Talking in the car, on the way to the University to teach I started trying to explain to my dearly beloved husband about using the voice. Poor fellow is trying to learn the tenor part of the Messiah choruses and his wife, who teaches everyone else to sing, is not being much help to him.

… So here are some of the ten tips she should offer:

  1. Try not to focus too much on what is happening in your throat. There are various teaching methods that will try to persuade you that you can really control the muscles and fine tune the vocal folds, but this is not my approach as I think you can end up with a tighter sound that is not truly free.
  2. Start by getting the breath free and the lower body loose.
  3. When you do scales start at the top and go down. If you are trying to get higher with a free sound, use the idea of a falling sigh.

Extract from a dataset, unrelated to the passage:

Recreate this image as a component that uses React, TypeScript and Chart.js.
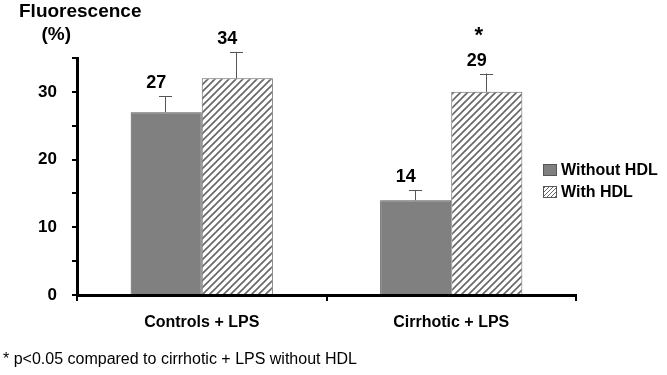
import React, { useEffect, useRef } from "react";
import { Chart, registerables } from "chart.js";

Chart.register(...registerables);

// ---- data ----
const categories = ["Controls + LPS", "Cirrhotic + LPS"];
const seriesNames = ["Without HDL", "With HDL"];
const withoutHdl = [27, 14];
const withHdl = [32, 30];
const withoutHdlErr = [2.4, 1.5];
const withHdlErr = [3.9, 2.7];
const withoutHdlLabels = ["27", "14"];
const withHdlLabels = ["34", "29"];
const withHdlMarks = ["", "*"];
const yLabelTicks = [0, 10, 20, 30];
const titleLines = ["Fluorescence", "(%)"];
const footnote = "* p<0.05 compared to cirrhotic + LPS without HDL";

const FONT = '"Liberation Sans", Arial, Helvetica, sans-serif';

function makeHatch(spacing: number, lw: number, color: string): CanvasPattern {
  const c = document.createElement("canvas");
  c.width = spacing;
  c.height = spacing;
  const g = c.getContext("2d")!;
  g.fillStyle = "#ffffff";
  g.fillRect(0, 0, spacing, spacing);
  g.strokeStyle = color;
  g.lineWidth = lw;
  g.beginPath();
  g.moveTo(-1, spacing + 1);
  g.lineTo(spacing + 1, -1);
  g.moveTo(-1, 1);
  g.lineTo(1, -1);
  g.moveTo(spacing - 1, spacing + 1);
  g.lineTo(spacing + 1, spacing - 1);
  g.stroke();
  return g.createPattern(c, "repeat")!;
}

export default function App() {
  const ref = useRef<HTMLCanvasElement | null>(null);

  useEffect(() => {
    if (!ref.current) return;
    const hatch = makeHatch(7, 1.6, "#666666");
    const hatchSmall = makeHatch(4, 1, "#666666");
    const solid = "#808080";
    const errs = [withoutHdlErr, withHdlErr];
    const valueLabels = [withoutHdlLabels, withHdlLabels];
    const marks = [["", ""], withHdlMarks];

    const annotations = {
      id: "annotations",
      afterDatasetsDraw(chart: any) {
        const ctx = chart.ctx;
        const yScale = chart.scales.y;
        ctx.save();
        chart.data.datasets.forEach((ds: any, di: number) => {
          const meta = chart.getDatasetMeta(di);
          meta.data.forEach((bar: any, i: number) => {
            const v = ds.data[i];
            const top = yScale.getPixelForValue(v + errs[di][i]);
            const barTop = yScale.getPixelForValue(v);
            const x = Math.round(bar.x - 1) + 0.5;
            ctx.strokeStyle = "#555";
            ctx.lineWidth = 1;
            ctx.beginPath();
            ctx.moveTo(x, barTop);
            ctx.lineTo(x, top);
            ctx.moveTo(x - 6.5, Math.round(top) + 0.5);
            ctx.lineTo(x + 6.5, Math.round(top) + 0.5);
            ctx.stroke();
            ctx.fillStyle = "#000";
            ctx.font = `bold 18px ${FONT}`;
            ctx.textAlign = "center";
            ctx.textBaseline = "alphabetic";
            const base = top - 8;
            ctx.fillText(valueLabels[di][i], bar.x - 10, base);
            if (marks[di][i]) {
              ctx.font = `bold 22px ${FONT}`;
              ctx.fillText(marks[di][i], bar.x - 8, base - 24);
            }
          });
        });
        ctx.restore();
      },
      afterDraw(chart: any) {
        const ctx = chart.ctx;
        const area = chart.chartArea;
        ctx.save();
        ctx.fillStyle = "#000";
        ctx.textBaseline = "alphabetic";
        ctx.textAlign = "left";
        ctx.font = `bold 19px ${FONT}`;
        ctx.fillText(titleLines[0], 19, 17);
        ctx.fillText(titleLines[1], 41.5, 40);
        ctx.font = `16px ${FONT}`;
        ctx.fillText(footnote, 3, 364);

        // legend
        const lx = area.right - 33;
        const ly = area.top + 117;
        const fills = [solid, hatchSmall];
        chart.data.datasets.forEach((ds: any, di: number) => {
          const baseY = ly + di * 22;
          ctx.fillStyle = fills[di] as any;
          ctx.fillRect(lx, baseY - 11, 14, 12);
          ctx.strokeStyle = "#555";
          ctx.lineWidth = 1;
          ctx.strokeRect(lx + 0.5, baseY - 10.5, 13, 11);
          ctx.fillStyle = "#000";
          ctx.font = `bold 16px ${FONT}`;
          ctx.fillText(ds.label, lx + 18, baseY);
        });
        ctx.restore();
      },
    };

    const chart = new Chart(ref.current, {
      type: "bar",
      data: {
        labels: categories,
        datasets: [
          {
            label: seriesNames[0],
            data: withoutHdl,
            backgroundColor: solid,
            borderColor: "#555",
            borderWidth: 1,
            categoryPercentage: 0.57,
            barPercentage: 1.0,
          },
          {
            label: seriesNames[1],
            data: withHdl,
            backgroundColor: hatch as any,
            borderColor: "#666",
            borderWidth: 1,
            categoryPercentage: 0.57,
            barPercentage: 1.0,
          },
        ],
      },
      options: {
        animation: false,
        responsive: false,
        maintainAspectRatio: false,
        layout: { padding: { top: 58, right: 91, bottom: 0, left: 0 } },
        plugins: {
          legend: { display: false },
          tooltip: { enabled: false },
          title: { display: false },
        },
        scales: {
          x: {
            type: "category",
            offset: true,
            grid: {
              offset: true,
              drawOnChartArea: false,
              drawTicks: true,
              tickLength: 6,
              color: "#000",
              lineWidth: 2,
            },
            border: { display: true, color: "#000", width: 3 },
            ticks: {
              color: "#000",
              font: { family: FONT, size: 16, weight: "bold" },
              padding: 12,
              maxRotation: 0,
            },
            afterFit(scale: any) {
              scale.height = 80;
            },
          },
          y: {
            min: 0,
            max: 35,
            grid: {
              drawOnChartArea: false,
              drawTicks: true,
              tickLength: 5,
              color: "#000",
              lineWidth: 2,
            },
            border: { display: true, color: "#000", width: 3 },
            ticks: {
              stepSize: 5,
              color: "#000",
              font: { family: FONT, size: 17, weight: "bold" },
              padding: 15,
              callback: (v: any) => (yLabelTicks.includes(Number(v)) ? String(v) : ""),
            },
            afterFit(scale: any) {
              scale.width = 77;
            },
          },
        },
      },
      plugins: [annotations],
    });
    return () => chart.destroy();
  }, []);

  return (
    <div style={{ position: "absolute", left: 0, top: 0, width: 667, height: 375, background: "#fff" }}>
      <canvas ref={ref} width={667} height={375} style={{ display: "block" }} />
    </div>
  );
}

  4. Shaping the vowel spaces at the back of the throat can change the colour of your sound so work on Italianate vowels over the passaggio areas. Feel the difference between OO and Ee and Aa with your tongue shape and soft palate. Do that on different areas of your range and observe and listen and feel.
  5. Use forward resonance to help focus the sound, hums and bright E’s can help. It can help to feel it as if it is a mask, although that is quite an old fashioned idea, it still has some merits.
  6. Practice the parts without words, if you feel tongue tightening or shoulders or jaw use a kissy OO shape. Yawn if the throat tightens.
  7. Always release breath and tension before you sing and let the whole body take over the singing.
  8. Keep eyes and ears pricked as if listening for something exciting to happen.
  9. When you have lots of Handelian runs, split them up into sections and sing them light with motorbike Rrrrrs or diddle-dums to keep the vocalising light and free and flexible.
  10. Work on the higher passages a little at a time and learn the notes an octave lower so that when you do sing them high you can focus on timbre rather than accuracy. Focus on one thing at a time!